This week, the U.S. Government’s Privacy and Civil Liberties Oversight Board released a report that claims the NSA’s program of bulk collection of telecommunication metadata is illegal. The program came to light following Edward Snowden’s public disclosure of the program to the press last year.
The Privacy and Civil Liberties Oversight Board claimed the program is not effective in preventing terrorist attacks stating, “We have not identified a single instance involving a threat to the United States in which the program made a concrete difference in the outcome of a counterterrorism investigation.”
In the last seven years since the program has been in place, there was only one instance where the panel saw that the program helped authorities identify a threat, yet the panel members opined that such discovery would have been made through other means without the benefit of information revealed. The panel lacks legal jurisdiction to compel changes to the current NSA phone record collection activities, but may provide support to any future court hearings on the matter.
Democratic Senator Patrick Leahy of Vermont who is the ranking chairman of the Senate Judiciary Committee released the following statement regarding the public release of the panel’s findings, “The report reaffirms the conclusion of many that the Section 215 bulk phone records program has not been critical to our national security, is not worth the intrusion on Americans’ privacy, and should be shut down immediately.”
Recent public debate on how to manage these telephone records has included suggestions by President Obama that private companies maintain the data. Other discussions have included the possible creation of a new third party agency to harvest the telephone records, or to require telephone companies to hold call records and release them on request where more narrowly targeted.

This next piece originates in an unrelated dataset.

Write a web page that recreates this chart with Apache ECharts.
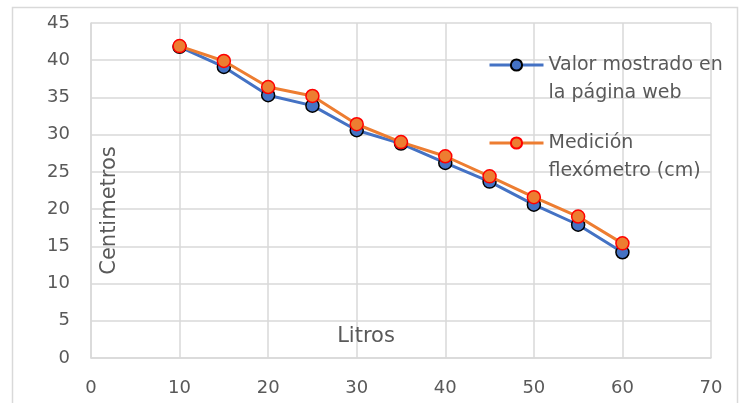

The Federal courts remain divided on the NSA telephone metadata collection program, with U.S. District Judge Richard Leon, Washington DC calling the program “almost Orwellian” and ruling that is was a probably violation of the Fourth Amendment that prohibits unreasonable search and seizure. Klayman V. Obama 2013 WL 6571596 (D.D.C. 2013) Decision 12/16/2013
Roughly two weeks later, U.S. District Judge William H. Pauley III of the Southern District of New York ruled in favor of the NSA and against the ACLU in a lawsuit filed challenging the legality of the NSA’s program. ACLU V. CLAPPER, No. 13 Civ. 3994 (WHP) Decision 12/27/2013
Judge Pauley stated in his decision, “The right to be free from search and seizures is fundamental, but not absolute…. Whether the Fourth Amendment protects bulk telephony metadata is ultimately a question of reasonableness,” he opined.
What is certain is that this large volume of data is creating a potential for an e-discovery goldmine. One such case involved Terrance Brown who was on trial for a Florida bank robbery. When the FBI conducted its investigation, telephone records for Terrance Brown were no longer in custody of MetroPCS, his cell phone service provider. Defendant Brown pleaded not guilty. The Defense attorneys for Brown believe and argued successfully to the judge that since the NSA had possession of important records not accessible from other sources, that the metadata should be ordered released to help prove Brown’s innocence. “The government must be ordered to turn over the records for the two telephones that it attributes to Mr. Brown for the dates which are relevant to this case,” Brown’s attorney wrote in support of the motion to compel production of the telephone metadata from the NSA.
“The records are material and favorable to Mr. Brown’s defense; they are evidentiary and relevant to the issues in trial; they are not otherwise procurable by exercise of due diligence; the application is made in good faith and is not intended as a general fishing expedition; and, the records are necessary for Mr. Brown to meet the government’s evidence in this matter,” Brown’s attorney further elaborated. While Brown’s attorney was successful in obtaining the court’s support for the motion to compel, the NSA responded saying that the geolocation records the motion was seeking was not part of the metadata collected.
Will the next person you know who endures a bitter divorce end up having to subpoena the NSA for call records of their spouse? Only time will tell what the long term impacts of the NSA’s telephone metadata collection and monitoring program will be.